1Naaman, commander of the army of the king of Syria, was a great man with his master and in high favor, because by him the Lord had given victory to Syria. He was a mighty man of valor, but he was a leper. 2Now the Syrians on one of their raids had carried off a little girl from the land of Israel, and she worked in the service of Naaman’s wife. 3She said to her mistress, “Would that my lord were with the prophet who is in Samaria! He would cure him of his leprosy.” 4So Naaman went in and told his lord, “Thus and so spoke the girl from the land of Israel.” 5And the king of Syria said, “Go now, and I will send a letter to the king of Israel.”

So he went, taking with him ten talents of silver, six thousand shekels£ of gold, and ten changes of clothes. 6And he brought the letter to the king of Israel, which read, “When this letter reaches you, know that I have sent to you Naaman my servant, that you may cure him of his leprosy.” 7And when the king of Israel read the letter, he tore his clothes and said, “Am I God, to kill and to make alive, that this man sends word to me to cure a man of his leprosy? Only consider, and see how he is seeking a quarrel with me.”

8But when Elisha the man of God heard that the king of Israel had torn his clothes, he sent to the king, saying, “Why have you torn your clothes? Let him come now to me, that he may know that there is a prophet in Israel.” 9So Naaman came with his horses and chariots and stood at the door of Elisha’s house. 10And Elisha sent a messenger to him, saying, “Go and wash in the Jordan seven times, and your flesh shall be restored, and you shall be clean.” 11But Naaman was angry and went away, saying, “Behold, I thought that he would surely come out to me and stand and call upon the name of the Lord his God, and wave his hand over the place and cure the leper. 12Are not Abana£ and Pharpar, the rivers of Damascus, better than all the waters of Israel? Could I not wash in them and be clean?” So he turned and went away in a rage. 13But his servants came near and said to him, “My father, it is a great word the prophet has spoken to you; will you not do it? Has he actually said to you, ‘Wash, and be clean’?” 14So he went down and dipped himself seven times in the Jordan, according to the word of the man of God, and his flesh was restored like the flesh of a little child, and he was clean.

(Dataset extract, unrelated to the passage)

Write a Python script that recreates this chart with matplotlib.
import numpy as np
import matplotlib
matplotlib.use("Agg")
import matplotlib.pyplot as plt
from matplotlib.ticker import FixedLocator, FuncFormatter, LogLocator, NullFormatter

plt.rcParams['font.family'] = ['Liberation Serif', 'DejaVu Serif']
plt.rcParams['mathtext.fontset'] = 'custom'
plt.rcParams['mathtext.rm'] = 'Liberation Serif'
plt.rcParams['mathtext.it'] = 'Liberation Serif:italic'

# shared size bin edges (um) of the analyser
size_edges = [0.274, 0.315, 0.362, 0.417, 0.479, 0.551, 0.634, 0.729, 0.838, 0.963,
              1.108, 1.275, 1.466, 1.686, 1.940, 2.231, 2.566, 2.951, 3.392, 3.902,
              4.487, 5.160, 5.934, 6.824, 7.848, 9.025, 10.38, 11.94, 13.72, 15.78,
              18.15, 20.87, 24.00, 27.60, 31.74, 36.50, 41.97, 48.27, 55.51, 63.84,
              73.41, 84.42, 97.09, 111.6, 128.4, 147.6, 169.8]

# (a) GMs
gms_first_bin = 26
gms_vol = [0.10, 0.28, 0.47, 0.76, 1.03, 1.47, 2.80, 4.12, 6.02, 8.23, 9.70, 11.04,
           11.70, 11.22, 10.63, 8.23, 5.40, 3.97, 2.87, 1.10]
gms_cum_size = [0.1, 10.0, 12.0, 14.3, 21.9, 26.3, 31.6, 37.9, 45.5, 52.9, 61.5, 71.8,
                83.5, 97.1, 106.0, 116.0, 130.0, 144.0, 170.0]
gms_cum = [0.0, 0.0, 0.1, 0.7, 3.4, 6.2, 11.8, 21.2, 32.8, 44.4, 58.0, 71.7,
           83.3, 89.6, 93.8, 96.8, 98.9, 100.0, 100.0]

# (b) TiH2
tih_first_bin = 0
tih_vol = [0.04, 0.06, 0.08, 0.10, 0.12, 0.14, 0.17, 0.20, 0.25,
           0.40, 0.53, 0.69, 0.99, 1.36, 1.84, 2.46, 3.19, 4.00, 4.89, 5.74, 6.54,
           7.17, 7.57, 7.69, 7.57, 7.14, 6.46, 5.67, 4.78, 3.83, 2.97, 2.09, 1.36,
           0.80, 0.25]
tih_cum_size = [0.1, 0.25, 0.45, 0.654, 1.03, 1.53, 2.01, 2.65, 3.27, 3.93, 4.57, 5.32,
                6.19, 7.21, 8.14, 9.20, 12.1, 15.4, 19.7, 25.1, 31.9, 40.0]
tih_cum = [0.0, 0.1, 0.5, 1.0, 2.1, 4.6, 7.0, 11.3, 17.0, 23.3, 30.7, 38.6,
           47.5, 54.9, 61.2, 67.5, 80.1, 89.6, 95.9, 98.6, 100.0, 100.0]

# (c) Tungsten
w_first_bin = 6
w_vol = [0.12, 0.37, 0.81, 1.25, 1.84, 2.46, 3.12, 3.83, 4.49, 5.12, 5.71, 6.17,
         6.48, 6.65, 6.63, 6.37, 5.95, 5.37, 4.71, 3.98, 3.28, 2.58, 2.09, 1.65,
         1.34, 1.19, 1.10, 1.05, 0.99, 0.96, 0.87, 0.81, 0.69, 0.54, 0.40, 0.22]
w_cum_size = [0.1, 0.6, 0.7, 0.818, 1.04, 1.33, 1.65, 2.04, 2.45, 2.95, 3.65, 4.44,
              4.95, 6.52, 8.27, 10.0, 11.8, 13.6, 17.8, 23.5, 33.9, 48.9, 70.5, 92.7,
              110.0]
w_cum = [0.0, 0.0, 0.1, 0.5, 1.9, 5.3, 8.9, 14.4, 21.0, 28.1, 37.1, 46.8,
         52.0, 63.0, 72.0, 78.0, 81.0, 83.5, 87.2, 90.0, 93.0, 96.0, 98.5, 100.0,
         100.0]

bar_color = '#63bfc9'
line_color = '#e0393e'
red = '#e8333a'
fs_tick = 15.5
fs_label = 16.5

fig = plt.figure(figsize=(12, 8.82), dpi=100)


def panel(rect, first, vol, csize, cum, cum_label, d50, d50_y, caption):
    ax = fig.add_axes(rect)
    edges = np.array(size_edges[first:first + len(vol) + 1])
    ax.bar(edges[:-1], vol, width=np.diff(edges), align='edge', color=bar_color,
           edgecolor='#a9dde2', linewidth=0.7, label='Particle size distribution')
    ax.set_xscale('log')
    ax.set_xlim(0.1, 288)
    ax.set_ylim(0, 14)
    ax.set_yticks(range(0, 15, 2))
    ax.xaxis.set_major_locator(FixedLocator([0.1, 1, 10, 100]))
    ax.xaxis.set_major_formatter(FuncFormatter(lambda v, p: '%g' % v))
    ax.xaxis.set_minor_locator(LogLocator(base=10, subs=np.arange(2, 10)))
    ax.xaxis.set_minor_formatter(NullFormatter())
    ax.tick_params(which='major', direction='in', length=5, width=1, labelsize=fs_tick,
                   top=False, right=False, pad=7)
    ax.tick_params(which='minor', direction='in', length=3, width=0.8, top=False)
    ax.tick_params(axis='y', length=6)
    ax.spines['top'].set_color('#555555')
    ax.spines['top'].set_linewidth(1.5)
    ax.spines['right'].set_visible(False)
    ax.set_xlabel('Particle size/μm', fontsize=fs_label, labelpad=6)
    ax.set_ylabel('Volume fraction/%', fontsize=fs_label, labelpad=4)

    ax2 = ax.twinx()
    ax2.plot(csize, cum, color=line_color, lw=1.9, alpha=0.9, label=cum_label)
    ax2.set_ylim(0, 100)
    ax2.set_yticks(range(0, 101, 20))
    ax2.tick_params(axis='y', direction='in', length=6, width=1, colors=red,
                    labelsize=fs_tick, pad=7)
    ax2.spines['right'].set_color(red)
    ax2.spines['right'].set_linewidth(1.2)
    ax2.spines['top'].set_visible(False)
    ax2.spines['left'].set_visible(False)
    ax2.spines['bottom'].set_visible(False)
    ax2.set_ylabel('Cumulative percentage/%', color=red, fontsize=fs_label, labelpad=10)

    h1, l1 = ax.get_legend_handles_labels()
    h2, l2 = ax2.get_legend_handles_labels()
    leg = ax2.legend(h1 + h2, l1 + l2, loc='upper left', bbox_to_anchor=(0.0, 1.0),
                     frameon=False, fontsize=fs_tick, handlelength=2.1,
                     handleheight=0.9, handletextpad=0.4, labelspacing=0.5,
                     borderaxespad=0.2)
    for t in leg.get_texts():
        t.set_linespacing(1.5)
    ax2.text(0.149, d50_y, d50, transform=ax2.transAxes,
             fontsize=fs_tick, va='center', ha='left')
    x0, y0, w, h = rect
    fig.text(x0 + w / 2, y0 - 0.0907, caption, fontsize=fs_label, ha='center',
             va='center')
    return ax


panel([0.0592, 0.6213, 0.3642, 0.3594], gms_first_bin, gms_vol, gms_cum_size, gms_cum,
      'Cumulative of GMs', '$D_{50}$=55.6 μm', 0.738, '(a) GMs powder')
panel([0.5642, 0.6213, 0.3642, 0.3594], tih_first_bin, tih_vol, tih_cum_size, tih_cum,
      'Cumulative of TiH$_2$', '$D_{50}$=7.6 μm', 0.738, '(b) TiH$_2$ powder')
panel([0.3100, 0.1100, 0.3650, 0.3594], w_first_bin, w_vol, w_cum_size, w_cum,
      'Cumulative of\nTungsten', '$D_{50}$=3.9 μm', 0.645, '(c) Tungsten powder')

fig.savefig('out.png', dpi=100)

15Then he returned to the man of God, he and all his company, and he came and stood before him. And he said, “Behold, I know that there is no God in all the earth but in Israel; so accept now a present from your servant.” 16But he said, “As the Lord lives, before whom I stand, I will receive none.” And he urged him to take it, but he refused. 17Then Naaman said, “If not, please let there be given to your servant two mules’ load of earth, for from now on your servant will not offer burnt offering or sacrifice to any god but the Lord. 18In this matter may the Lord pardon your servant: when my master goes into the house of Rimmon to worship there, leaning on my arm, and I bow myself in the house of Rimmon, when I bow myself in the house of Rimmon, the Lord pardon your servant in this matter.” 19He said to him, “Go in peace.